#### Provided material
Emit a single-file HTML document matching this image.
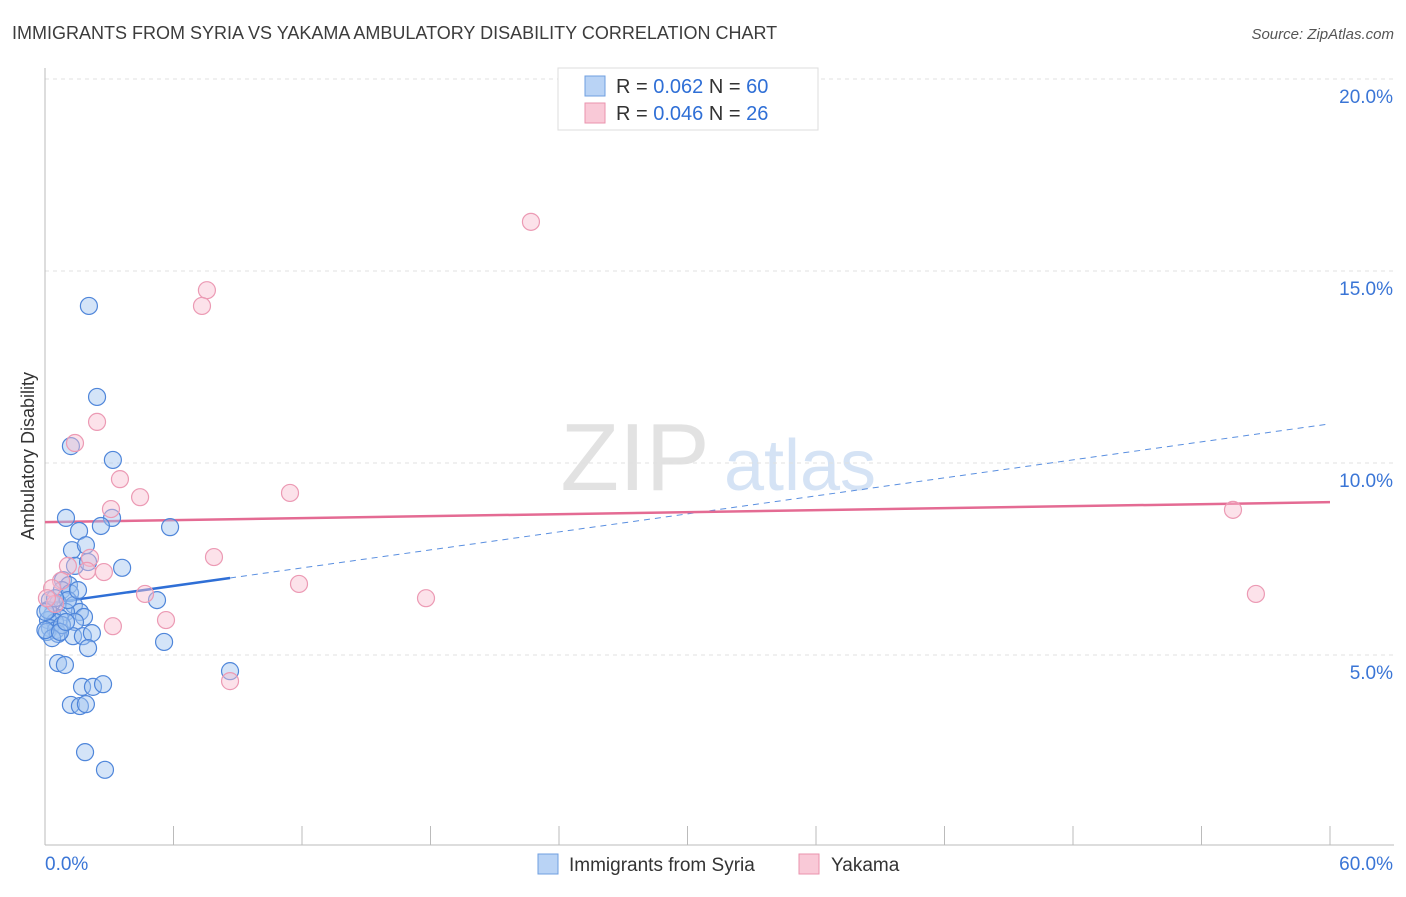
<!DOCTYPE html>
<html><head><meta charset="utf-8"><style>
body{margin:0;background:#fff;font-family:"Liberation Sans",sans-serif}
svg text{font-family:"Liberation Sans",sans-serif}
</style></head><body>
<svg width="1406" height="892" viewBox="0 0 1406 892">
<text x="12" y="39" font-size="18" fill="#3c3c3c">IMMIGRANTS FROM SYRIA VS YAKAMA AMBULATORY DISABILITY CORRELATION CHART</text>
<text x="1394" y="39" font-size="15" fill="#555" text-anchor="end" font-style="italic">Source: ZipAtlas.com</text>
<text transform="translate(34,456) rotate(-90)" font-size="18" fill="#333" text-anchor="middle">Ambulatory Disability</text>
<g>
<text x="635" y="490" font-size="96" fill="#e2e2e2" font-family="Liberation Serif" text-anchor="middle">ZIP</text>
<text x="800" y="490" font-size="72" fill="#d5e3f5" text-anchor="middle">atlas</text>
</g>
<g id="grid"></g>
<g id="axes"></g>
<g id="lines"></g>
<g id="pts"></g>
<g>
<rect x="558" y="68" width="260" height="62" fill="#fff" stroke="#ddd"/>
<rect x="585" y="76" width="20" height="20" fill="#b9d3f5" stroke="#6f9fe0"/>
<rect x="585" y="103" width="20" height="20" fill="#f9c9d7" stroke="#ea93ae"/>
<text x="616" y="93" font-size="20" fill="#333">R = <tspan fill="#2f6fd6">0.062</tspan>   N = <tspan fill="#2f6fd6">60</tspan></text>
<text x="616" y="120" font-size="20" fill="#333">R = <tspan fill="#2f6fd6">0.046</tspan>   N = <tspan fill="#2f6fd6"> 26</tspan></text>
</g>
<g>
<rect x="538" y="854" width="20" height="20" fill="#b9d3f5" stroke="#6f9fe0"/>
<text x="569" y="871" font-size="19" fill="#333">Immigrants from Syria</text>
<rect x="799" y="854" width="20" height="20" fill="#f9c9d7" stroke="#ea93ae"/>
<text x="831" y="871" font-size="19" fill="#333">Yakama</text>
</g>
</svg>
<script>
const xTicks=[0,60];
const yTicks=[5,10,15,20];
const syriaX=[2.05,2.43,1.21,3.17,0.98,3.13,2.61,5.84,1.59,1.26,1.91,3.60,1.40,2.01,0.84,1.12,0.79,1.17,5.23,0.23,0.61,1.35,1.63,0.98,0.33,1.82,0.70,0.14,0.47,1.40,0.23,0.51,0.09,0.61,1.31,1.77,2.19,2.01,5.56,8.64,0.61,0.93,1.73,2.24,2.71,1.21,1.63,1.91,1.87,2.80,0.14,0.79,0.33,0.02,1.07,0.47,1.54,0.70,0.98,0.02];
const syriaY=[14.09,11.72,10.44,10.08,8.57,8.57,8.36,8.33,8.23,7.73,7.86,7.27,7.32,7.42,6.95,6.82,6.69,6.61,6.43,6.43,6.35,6.30,6.12,6.12,6.04,5.99,5.96,5.91,5.86,5.86,5.70,5.65,5.60,5.55,5.49,5.49,5.57,5.18,5.34,4.58,4.79,4.74,4.17,4.17,4.24,3.70,3.67,3.72,2.47,2.01,6.17,5.78,5.44,5.65,6.43,6.48,6.69,5.60,5.86,6.12];
const yakamaX=[22.69,7.56,7.33,2.43,1.40,3.50,3.08,4.44,11.44,7.89,1.07,2.10,1.96,2.75,0.75,4.67,0.33,11.86,17.79,5.65,3.17,8.64,55.47,56.54,0.47,0.09];
const yakamaY=[16.28,14.50,14.09,11.07,10.52,9.58,8.80,9.11,9.22,7.55,7.32,7.53,7.19,7.16,6.93,6.59,6.74,6.85,6.48,5.91,5.75,4.32,8.78,6.59,6.33,6.48];
const syriaTrend=[6.33,11.02];
const yakamaTrend=[8.46,8.98];
const X0=45,X1=1330,YB=847;
const sx=v=>X0+(v/60)*(X1-X0);
const sy=v=>YB-v*192/5;
const NS="http://www.w3.org/2000/svg";
function mk(tag,attrs,parent){const e=document.createElementNS(NS,tag);for(const k in attrs)e.setAttribute(k,attrs[k]);parent.appendChild(e);return e;}
const grid=document.getElementById('grid'),axes=document.getElementById('axes'),lines=document.getElementById('lines'),pts=document.getElementById('pts');
yTicks.forEach(t=>{
 const l=mk('line',{x1:X0,x2:1394,y1:sy(t),y2:sy(t),stroke:'#e0e0e0','stroke-dasharray':'4 4'},grid);
 
 
 const tx=mk('text',{x:1393,y:sy(t)+24,'font-size':19,fill:'#3a75d6','text-anchor':'end'},axes);
 tx.textContent=t.toFixed(1)+'%';
 
 
});
const ax=mk('line',{x1:X0,x2:X0,y1:68,y2:845,stroke:'#bbb'},axes);


const bx=mk('line',{x1:X0,x2:1394,y1:845,y2:845,stroke:'#bbb'},axes);


for(let i=1;i<=10;i++){const v=i*6;const t=mk('line',{x1:sx(v),x2:sx(v),y1:826,y2:845,stroke:'#bbb'},axes);
 
 }
xTicks.forEach((t,i)=>{const tx=mk('text',{x:i?1393:45,y:870,'font-size':19,fill:'#3a75d6','text-anchor':i?'end':'start'},axes);
 tx.textContent=t.toFixed(1)+'%';
 
 });
// trends
const xm=Math.max(...syriaX);
const ym=syriaTrend[0]+(syriaTrend[1]-syriaTrend[0])*xm/60;
const s1=mk('line',{x1:sx(0),y1:sy(syriaTrend[0]),x2:sx(xm),y2:sy(ym),stroke:'#2f6fd6','stroke-width':2.5},lines);


const s2=mk('line',{x1:sx(xm),y1:sy(ym),x2:sx(60),y2:sy(syriaTrend[1]),stroke:'#5a8fe0','stroke-width':1,'stroke-dasharray':'6 5'},lines);


const p1=mk('line',{x1:sx(0),y1:sy(yakamaTrend[0]),x2:sx(60),y2:sy(yakamaTrend[1]),stroke:'#e46b93','stroke-width':2.5},lines);


syriaX.forEach((x,i)=>{const c=mk('circle',{cx:sx(x),cy:sy(syriaY[i]),r:8.5,fill:'rgba(160,196,240,0.45)',stroke:'#4f86da','stroke-width':1.2},pts);
 
 });
yakamaX.forEach((x,i)=>{const c=mk('circle',{cx:sx(x),cy:sy(yakamaY[i]),r:8.5,fill:'rgba(248,190,208,0.45)',stroke:'#ec9ab4','stroke-width':1.2},pts);
 
 });
</script>
</body></html>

#### Set problem
Without including any pictures, print all of the material exactly as given.

#### Written reply
Emit a single-file HTML document matching this image.
<!DOCTYPE html>
<html><head><meta charset="utf-8"><style>
body{margin:0;background:#fff;font-family:"Liberation Sans",sans-serif}
svg text{font-family:"Liberation Sans",sans-serif}
</style></head><body>
<svg width="1406" height="892" viewBox="0 0 1406 892">
<text x="12" y="39" font-size="18" fill="#3c3c3c">IMMIGRANTS FROM SYRIA VS YAKAMA AMBULATORY DISABILITY CORRELATION CHART</text>
<text x="1394" y="39" font-size="15" fill="#555" text-anchor="end" font-style="italic">Source: ZipAtlas.com</text>
<text transform="translate(34,456) rotate(-90)" font-size="18" fill="#333" text-anchor="middle">Ambulatory Disability</text>
<g>
<text x="635" y="490" font-size="96" fill="#e2e2e2" font-family="Liberation Serif" text-anchor="middle">ZIP</text>
<text x="800" y="490" font-size="72" fill="#d5e3f5" text-anchor="middle">atlas</text>
</g>
<g id="grid"></g>
<g id="axes"></g>
<g id="lines"></g>
<g id="pts"></g>
<g>
<rect x="558" y="68" width="260" height="62" fill="#fff" stroke="#ddd"/>
<rect x="585" y="76" width="20" height="20" fill="#b9d3f5" stroke="#6f9fe0"/>
<rect x="585" y="103" width="20" height="20" fill="#f9c9d7" stroke="#ea93ae"/>
<text x="616" y="93" font-size="20" fill="#333">R = <tspan fill="#2f6fd6">0.062</tspan>   N = <tspan fill="#2f6fd6">60</tspan></text>
<text x="616" y="120" font-size="20" fill="#333">R = <tspan fill="#2f6fd6">0.046</tspan>   N = <tspan fill="#2f6fd6"> 26</tspan></text>
</g>
<g>
<rect x="538" y="854" width="20" height="20" fill="#b9d3f5" stroke="#6f9fe0"/>
<text x="569" y="871" font-size="19" fill="#333">Immigrants from Syria</text>
<rect x="799" y="854" width="20" height="20" fill="#f9c9d7" stroke="#ea93ae"/>
<text x="831" y="871" font-size="19" fill="#333">Yakama</text>
</g>
</svg>
<script>
const xTicks=[0,60];
const yTicks=[5,10,15,20];
const syriaX=[2.05,2.43,1.21,3.17,0.98,3.13,2.61,5.84,1.59,1.26,1.91,3.60,1.40,2.01,0.84,1.12,0.79,1.17,5.23,0.23,0.61,1.35,1.63,0.98,0.33,1.82,0.70,0.14,0.47,1.40,0.23,0.51,0.09,0.61,1.31,1.77,2.19,2.01,5.56,8.64,0.61,0.93,1.73,2.24,2.71,1.21,1.63,1.91,1.87,2.80,0.14,0.79,0.33,0.02,1.07,0.47,1.54,0.70,0.98,0.02];
const syriaY=[14.09,11.72,10.44,10.08,8.57,8.57,8.36,8.33,8.23,7.73,7.86,7.27,7.32,7.42,6.95,6.82,6.69,6.61,6.43,6.43,6.35,6.30,6.12,6.12,6.04,5.99,5.96,5.91,5.86,5.86,5.70,5.65,5.60,5.55,5.49,5.49,5.57,5.18,5.34,4.58,4.79,4.74,4.17,4.17,4.24,3.70,3.67,3.72,2.47,2.01,6.17,5.78,5.44,5.65,6.43,6.48,6.69,5.60,5.86,6.12];
const yakamaX=[22.69,7.56,7.33,2.43,1.40,3.50,3.08,4.44,11.44,7.89,1.07,2.10,1.96,2.75,0.75,4.67,0.33,11.86,17.79,5.65,3.17,8.64,55.47,56.54,0.47,0.09];
const yakamaY=[16.28,14.50,14.09,11.07,10.52,9.58,8.80,9.11,9.22,7.55,7.32,7.53,7.19,7.16,6.93,6.59,6.74,6.85,6.48,5.91,5.75,4.32,8.78,6.59,6.33,6.48];
const syriaTrend=[6.33,11.02];
const yakamaTrend=[8.46,8.98];
const X0=45,X1=1330,YB=847;
const sx=v=>X0+(v/60)*(X1-X0);
const sy=v=>YB-v*192/5;
const NS="http://www.w3.org/2000/svg";
function mk(tag,attrs,parent){const e=document.createElementNS(NS,tag);for(const k in attrs)e.setAttribute(k,attrs[k]);parent.appendChild(e);return e;}
const grid=document.getElementById('grid'),axes=document.getElementById('axes'),lines=document.getElementById('lines'),pts=document.getElementById('pts');
yTicks.forEach(t=>{
 const l=mk('line',{x1:X0,x2:1394,y1:sy(t),y2:sy(t),stroke:'#e0e0e0','stroke-dasharray':'4 4'},grid);
 
 
 const tx=mk('text',{x:1393,y:sy(t)+24,'font-size':19,fill:'#3a75d6','text-anchor':'end'},axes);
 tx.textContent=t.toFixed(1)+'%';
 
 
});
const ax=mk('line',{x1:X0,x2:X0,y1:68,y2:845,stroke:'#bbb'},axes);


const bx=mk('line',{x1:X0,x2:1394,y1:845,y2:845,stroke:'#bbb'},axes);


for(let i=1;i<=10;i++){const v=i*6;const t=mk('line',{x1:sx(v),x2:sx(v),y1:826,y2:845,stroke:'#bbb'},axes);
 
 }
xTicks.forEach((t,i)=>{const tx=mk('text',{x:i?1393:45,y:870,'font-size':19,fill:'#3a75d6','text-anchor':i?'end':'start'},axes);
 tx.textContent=t.toFixed(1)+'%';
 
 });
// trends
const xm=Math.max(...syriaX);
const ym=syriaTrend[0]+(syriaTrend[1]-syriaTrend[0])*xm/60;
const s1=mk('line',{x1:sx(0),y1:sy(syriaTrend[0]),x2:sx(xm),y2:sy(ym),stroke:'#2f6fd6','stroke-width':2.5},lines);


const s2=mk('line',{x1:sx(xm),y1:sy(ym),x2:sx(60),y2:sy(syriaTrend[1]),stroke:'#5a8fe0','stroke-width':1,'stroke-dasharray':'6 5'},lines);


const p1=mk('line',{x1:sx(0),y1:sy(yakamaTrend[0]),x2:sx(60),y2:sy(yakamaTrend[1]),stroke:'#e46b93','stroke-width':2.5},lines);


syriaX.forEach((x,i)=>{const c=mk('circle',{cx:sx(x),cy:sy(syriaY[i]),r:8.5,fill:'rgba(160,196,240,0.45)',stroke:'#4f86da','stroke-width':1.2},pts);
 
 });
yakamaX.forEach((x,i)=>{const c=mk('circle',{cx:sx(x),cy:sy(yakamaY[i]),r:8.5,fill:'rgba(248,190,208,0.45)',stroke:'#ec9ab4','stroke-width':1.2},pts);
 
 });
</script>
</body></html>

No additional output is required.